Several vulnerabilities in Google Nest security cameras allow attackers to force the camera to temporarily stop recording.
A security researcher has identified three vulnerabilities in the Nest firmware version 5.2.1. All three vulnerabilities allow the attackers to use the cameras’ Bluetooth Low Energy (BLE) connectivity to temporarily disable recording or even force the cameras to reboot. The first two attacks use network SSID and password command overflows to crash the cameras and force them to reboot. The third attack commands the camera to connect to a non-existent wireless network, forcing the camera to attempt connection before reconnecting to the previous network. Recording halts while the cameras are rebooting and reconnecting. This buys the attackers 60-90 seconds of time to either get past the cameras, physically damage or remove the cameras, or repeat the attack if necessary.
Cloud recording is the double-edged sword of security devices. The clear advantage is that if the device is destroyed or stolen, the footage leading up the the attack is safely preserved in the cloud.

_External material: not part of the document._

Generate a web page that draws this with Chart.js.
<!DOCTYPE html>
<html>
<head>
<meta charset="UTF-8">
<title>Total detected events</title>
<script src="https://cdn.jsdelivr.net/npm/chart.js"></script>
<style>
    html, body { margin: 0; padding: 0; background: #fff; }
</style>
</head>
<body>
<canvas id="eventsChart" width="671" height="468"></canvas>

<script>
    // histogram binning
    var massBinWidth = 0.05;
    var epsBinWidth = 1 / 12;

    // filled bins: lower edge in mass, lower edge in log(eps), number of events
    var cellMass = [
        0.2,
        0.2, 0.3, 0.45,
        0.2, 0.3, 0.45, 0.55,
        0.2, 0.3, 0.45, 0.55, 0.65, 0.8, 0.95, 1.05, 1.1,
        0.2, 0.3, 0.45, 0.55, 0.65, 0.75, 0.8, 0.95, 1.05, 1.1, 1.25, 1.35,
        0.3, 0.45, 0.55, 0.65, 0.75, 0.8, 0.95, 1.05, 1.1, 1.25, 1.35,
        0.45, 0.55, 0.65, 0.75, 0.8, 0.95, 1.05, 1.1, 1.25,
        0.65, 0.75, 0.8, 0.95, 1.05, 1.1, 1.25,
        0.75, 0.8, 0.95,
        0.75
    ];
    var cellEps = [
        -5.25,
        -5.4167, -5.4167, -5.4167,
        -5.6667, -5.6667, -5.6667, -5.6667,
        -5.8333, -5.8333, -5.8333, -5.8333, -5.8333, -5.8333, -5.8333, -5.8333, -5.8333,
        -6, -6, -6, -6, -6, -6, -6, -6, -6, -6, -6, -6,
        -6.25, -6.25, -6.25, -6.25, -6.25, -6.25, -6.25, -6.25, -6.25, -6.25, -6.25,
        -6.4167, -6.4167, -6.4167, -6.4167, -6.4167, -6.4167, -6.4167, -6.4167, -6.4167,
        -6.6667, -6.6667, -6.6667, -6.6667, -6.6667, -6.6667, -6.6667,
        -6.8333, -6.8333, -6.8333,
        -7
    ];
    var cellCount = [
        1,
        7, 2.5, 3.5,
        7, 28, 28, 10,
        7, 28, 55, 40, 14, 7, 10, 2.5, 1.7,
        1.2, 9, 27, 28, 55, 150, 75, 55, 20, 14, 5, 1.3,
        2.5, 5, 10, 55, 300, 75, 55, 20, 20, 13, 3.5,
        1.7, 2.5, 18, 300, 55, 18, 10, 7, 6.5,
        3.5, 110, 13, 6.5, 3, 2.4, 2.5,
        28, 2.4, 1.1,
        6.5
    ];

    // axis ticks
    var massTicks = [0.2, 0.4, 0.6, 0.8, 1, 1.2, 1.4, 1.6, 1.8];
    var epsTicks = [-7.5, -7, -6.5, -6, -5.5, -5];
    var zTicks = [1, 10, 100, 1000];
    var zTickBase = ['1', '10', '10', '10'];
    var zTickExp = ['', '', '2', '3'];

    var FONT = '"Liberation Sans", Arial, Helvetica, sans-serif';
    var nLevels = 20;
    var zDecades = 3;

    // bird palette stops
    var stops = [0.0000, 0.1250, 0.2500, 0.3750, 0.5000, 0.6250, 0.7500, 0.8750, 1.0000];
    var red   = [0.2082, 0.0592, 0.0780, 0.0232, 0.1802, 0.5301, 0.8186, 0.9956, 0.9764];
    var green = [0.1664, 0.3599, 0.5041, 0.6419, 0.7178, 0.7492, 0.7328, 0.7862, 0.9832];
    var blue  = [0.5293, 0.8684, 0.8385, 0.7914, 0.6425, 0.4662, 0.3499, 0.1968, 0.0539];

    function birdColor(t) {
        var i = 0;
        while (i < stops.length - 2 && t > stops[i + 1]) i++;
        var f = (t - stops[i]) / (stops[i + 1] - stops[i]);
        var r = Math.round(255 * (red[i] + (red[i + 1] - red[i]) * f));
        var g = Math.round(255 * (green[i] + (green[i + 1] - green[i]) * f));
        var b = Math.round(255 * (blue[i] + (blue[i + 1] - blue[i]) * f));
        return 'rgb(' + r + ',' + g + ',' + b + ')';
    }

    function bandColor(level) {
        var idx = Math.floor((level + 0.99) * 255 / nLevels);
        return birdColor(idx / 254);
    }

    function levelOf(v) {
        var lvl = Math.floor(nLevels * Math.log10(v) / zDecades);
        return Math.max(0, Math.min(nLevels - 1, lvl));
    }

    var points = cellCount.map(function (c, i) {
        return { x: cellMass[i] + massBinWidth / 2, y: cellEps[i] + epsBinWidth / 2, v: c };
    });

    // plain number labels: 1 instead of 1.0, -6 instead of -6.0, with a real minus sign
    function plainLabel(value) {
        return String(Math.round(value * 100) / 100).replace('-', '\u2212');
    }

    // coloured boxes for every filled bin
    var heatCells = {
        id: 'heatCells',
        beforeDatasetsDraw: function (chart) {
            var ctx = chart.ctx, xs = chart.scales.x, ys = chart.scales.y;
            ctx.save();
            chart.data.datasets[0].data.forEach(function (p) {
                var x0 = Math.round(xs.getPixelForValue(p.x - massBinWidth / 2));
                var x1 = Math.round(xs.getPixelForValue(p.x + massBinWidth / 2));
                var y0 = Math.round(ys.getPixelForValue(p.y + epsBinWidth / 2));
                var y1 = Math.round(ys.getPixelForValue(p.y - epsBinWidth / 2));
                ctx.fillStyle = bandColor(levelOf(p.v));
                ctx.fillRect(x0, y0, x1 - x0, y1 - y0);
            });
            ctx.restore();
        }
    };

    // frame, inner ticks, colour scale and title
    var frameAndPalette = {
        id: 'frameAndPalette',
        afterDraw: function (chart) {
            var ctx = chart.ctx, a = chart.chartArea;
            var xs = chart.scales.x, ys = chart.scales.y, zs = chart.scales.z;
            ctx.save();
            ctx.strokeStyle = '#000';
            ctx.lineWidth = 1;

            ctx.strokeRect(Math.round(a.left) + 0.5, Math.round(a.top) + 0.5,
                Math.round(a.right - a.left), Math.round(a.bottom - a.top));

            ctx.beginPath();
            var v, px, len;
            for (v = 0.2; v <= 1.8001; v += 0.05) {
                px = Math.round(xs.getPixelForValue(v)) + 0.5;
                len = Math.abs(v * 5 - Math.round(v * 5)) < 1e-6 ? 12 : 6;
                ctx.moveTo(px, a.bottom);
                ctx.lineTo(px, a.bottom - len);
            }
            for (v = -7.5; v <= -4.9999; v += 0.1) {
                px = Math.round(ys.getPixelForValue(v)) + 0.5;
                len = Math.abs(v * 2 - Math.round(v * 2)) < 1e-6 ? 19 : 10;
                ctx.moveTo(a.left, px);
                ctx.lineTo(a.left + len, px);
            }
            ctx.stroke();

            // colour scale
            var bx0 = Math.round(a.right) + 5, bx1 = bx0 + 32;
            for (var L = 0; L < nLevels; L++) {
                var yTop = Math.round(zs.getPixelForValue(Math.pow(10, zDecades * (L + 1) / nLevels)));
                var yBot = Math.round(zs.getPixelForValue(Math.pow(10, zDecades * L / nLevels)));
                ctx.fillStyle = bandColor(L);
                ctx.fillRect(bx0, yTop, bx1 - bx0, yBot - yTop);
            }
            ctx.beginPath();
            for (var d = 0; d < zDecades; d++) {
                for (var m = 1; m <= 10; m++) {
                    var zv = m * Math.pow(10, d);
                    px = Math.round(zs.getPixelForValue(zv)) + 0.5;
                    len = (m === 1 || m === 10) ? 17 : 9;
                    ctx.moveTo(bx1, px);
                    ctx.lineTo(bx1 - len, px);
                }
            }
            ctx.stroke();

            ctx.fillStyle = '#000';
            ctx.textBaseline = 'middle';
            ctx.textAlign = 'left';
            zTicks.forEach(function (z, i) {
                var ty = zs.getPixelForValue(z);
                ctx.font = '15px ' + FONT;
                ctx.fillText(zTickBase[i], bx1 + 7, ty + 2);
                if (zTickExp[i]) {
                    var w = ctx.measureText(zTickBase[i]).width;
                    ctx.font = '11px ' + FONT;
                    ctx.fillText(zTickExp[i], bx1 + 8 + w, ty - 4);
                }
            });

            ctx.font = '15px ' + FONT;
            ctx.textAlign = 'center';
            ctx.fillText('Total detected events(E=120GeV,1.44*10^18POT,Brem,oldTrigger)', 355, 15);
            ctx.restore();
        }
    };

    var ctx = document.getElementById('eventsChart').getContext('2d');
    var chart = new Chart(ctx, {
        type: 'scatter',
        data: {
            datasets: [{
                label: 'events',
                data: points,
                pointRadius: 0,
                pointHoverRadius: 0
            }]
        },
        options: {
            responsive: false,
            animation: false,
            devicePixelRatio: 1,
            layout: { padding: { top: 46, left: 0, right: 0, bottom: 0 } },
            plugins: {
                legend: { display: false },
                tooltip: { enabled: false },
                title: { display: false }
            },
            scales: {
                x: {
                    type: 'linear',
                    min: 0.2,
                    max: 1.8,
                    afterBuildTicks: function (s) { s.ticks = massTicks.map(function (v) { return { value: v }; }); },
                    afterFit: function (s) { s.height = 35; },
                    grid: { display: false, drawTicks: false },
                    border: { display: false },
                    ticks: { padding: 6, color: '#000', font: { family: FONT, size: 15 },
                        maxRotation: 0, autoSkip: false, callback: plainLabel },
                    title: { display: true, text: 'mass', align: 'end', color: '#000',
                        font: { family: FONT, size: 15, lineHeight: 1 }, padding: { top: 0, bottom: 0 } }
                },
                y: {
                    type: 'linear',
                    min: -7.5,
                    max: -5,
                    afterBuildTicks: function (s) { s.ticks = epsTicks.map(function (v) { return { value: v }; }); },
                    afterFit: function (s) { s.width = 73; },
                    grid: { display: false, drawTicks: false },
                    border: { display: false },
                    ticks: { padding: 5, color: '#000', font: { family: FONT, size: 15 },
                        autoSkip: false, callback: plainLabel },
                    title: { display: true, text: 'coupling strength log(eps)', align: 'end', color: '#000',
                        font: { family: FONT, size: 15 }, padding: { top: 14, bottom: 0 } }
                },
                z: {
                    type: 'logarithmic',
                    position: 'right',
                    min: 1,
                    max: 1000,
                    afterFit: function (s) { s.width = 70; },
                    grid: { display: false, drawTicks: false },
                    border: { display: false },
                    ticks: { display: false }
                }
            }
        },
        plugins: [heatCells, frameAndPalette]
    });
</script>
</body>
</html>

The unfortunate disadvantage is that if the device’s connection to the cloud is disrupted, the device stops recording. Since this vulnerability can be exploited remotely outside the camera’s filed of view, the camera would not be able to record the perpetrators or the events leading up the attack.
Affected camera models include Dropcam, Dropcam Pro, Nest Cam Indoor/Outdoor models. Although BLE is used during the initial setup, it is not disabled afterwards, leaving an active channel to exploit the cameras. At this time, there does not appear to be a way for users to manually disable BLE. Nest should be able to close these vulnerabilities with a firmware update, although the company has not yet communicated a timeline.